Frequently Asked Questions (FAQs)

What is ecommerce catalog management? Ecommerce catalog management is the process of collecting, organizing, enriching, and distributing product content (data, media, and transactional information) across all online sales channels to ensure accuracy, consistency, and a superior customer experience.

How is catalog management different from product information management? Catalog management is the overall business function and strategic process. Product Information Management (PIM) is the technology and system used to execute that process effectively by centralizing and optimizing all product information.

What are the benefits of catalog management in ecommerce?

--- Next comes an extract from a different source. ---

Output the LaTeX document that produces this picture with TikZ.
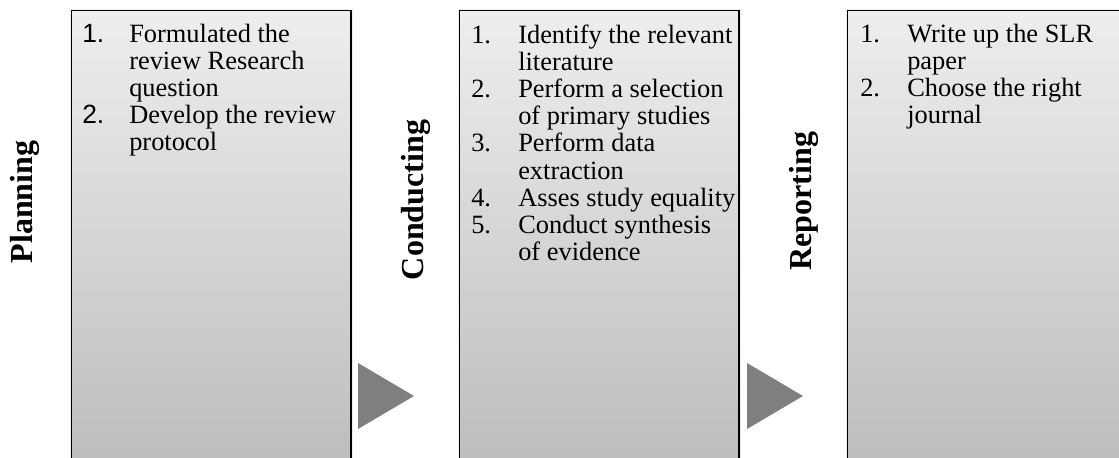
\documentclass[tikz,border=0pt]{standalone}
\usepackage{fontspec}
\setmainfont{Liberation Serif}
\newfontfamily\numsans{Liberation Sans}
\definecolor{gtop}{RGB}{238,238,238}
\definecolor{gbot}{RGB}{186,186,186}
\definecolor{arrowgray}{RGB}{127,127,127}
\begin{document}
\begin{tikzpicture}[x=0.75pt,y=-0.75pt,
  phasebox/.style={draw=black,line width=1.1pt,top color=gtop,bottom color=gbot,
    minimum width=209.5pt,minimum height=360pt,anchor=north west,inner sep=0pt,
    preaction={draw=black!7,line width=3.2pt}},
  itemlist/.style={anchor=base west,inner sep=0pt,font={\fontsize{19.8}{20.4}\selectfont}},
  phaselabel/.style={rotate=90,anchor=base,inner sep=0pt,font={\fontsize{24}{28}\selectfont\bfseries}},
  steparrow/.style={fill=arrowgray}]
\useasboundingbox (0,0) rectangle (1119,457);
\clip (0,0) rectangle (1119,457);
% boxes
\node[phasebox] (b1) at (71,10) {};
\node[phasebox] (b2) at (459,10) {};
\node[phasebox] (b3) at (847,10) {};
% phase labels
\node[phaselabel] (l1) at (32,202) {Planning};
\node[phaselabel] (l2) at (423,200) {Conducting};
\node[phaselabel] (l3) at (811,201) {Reporting};
% arrows
\fill[steparrow] (358,363) -- (414,396) -- (358,429) -- cycle;
\fill[steparrow] (747,363) -- (803,396) -- (747,429) -- cycle;
% lists
\node[itemlist] (t1) at (82,42) {\begin{tabular}[t]{@{}p{35.25pt}@{}l@{}}
{\numsans 1.} & Formulated the\\
 & review Research\\
 & question\\
{\numsans 2.} & Develop the review\\
 & protocol
\end{tabular}};
\node[itemlist] (t2) at (471,43) {\begin{tabular}[t]{@{}p{35.25pt}@{}l@{}}
1. & Identify the relevant\\
 & literature\\
2. & Perform a selection\\
 & of primary studies\\
3. & Perform data\\
 & extraction\\
4. & Asses study equality\\
5. & Conduct synthesis\\
 & of evidence
\end{tabular}};
\node[itemlist] (t3) at (860,42) {\begin{tabular}[t]{@{}p{35.25pt}@{}l@{}}
1. & Write up the SLR\\
 & paper\\
2. & Choose the right\\
 & journal
\end{tabular}};
\end{tikzpicture}
\end{document}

Key benefits include faster time-to-market, improved customer trust, reduced product returns, increased conversion rates, and the ability to easily scale for omnichannel and global ecommerce expansion.

What tools are best for catalog management? The best tools are modern, API-driven PIM/DAM systems that integrate seamlessly with your ERP and ecommerce platforms (Shopify, BigCommerce). Look for systems that offer automated workflows and data syndication.

How do you measure catalog management success? Success is measured using KPIs such as time-to-market, data error rates, conversion lift on product pages, reduction in returns, and Catalog Completeness Rate.

What are ecommerce catalog management services? These services are provided by agencies or consultancies to assist businesses with initial PIM implementation, data migration, data quality auditing, and ongoing content enrichment for complex or high-volume product catalogs.

What is the difference between ecommerce catalog management and inventory management? Ecommerce catalog management focuses on the descriptive and marketing information (titles, descriptions, images) that tells the customer what the product is. Inventory management focuses on the transactional information (stock levels, warehouse location) that tells the system how many you have and where it is. The two must be synchronized, but they manage different types of information.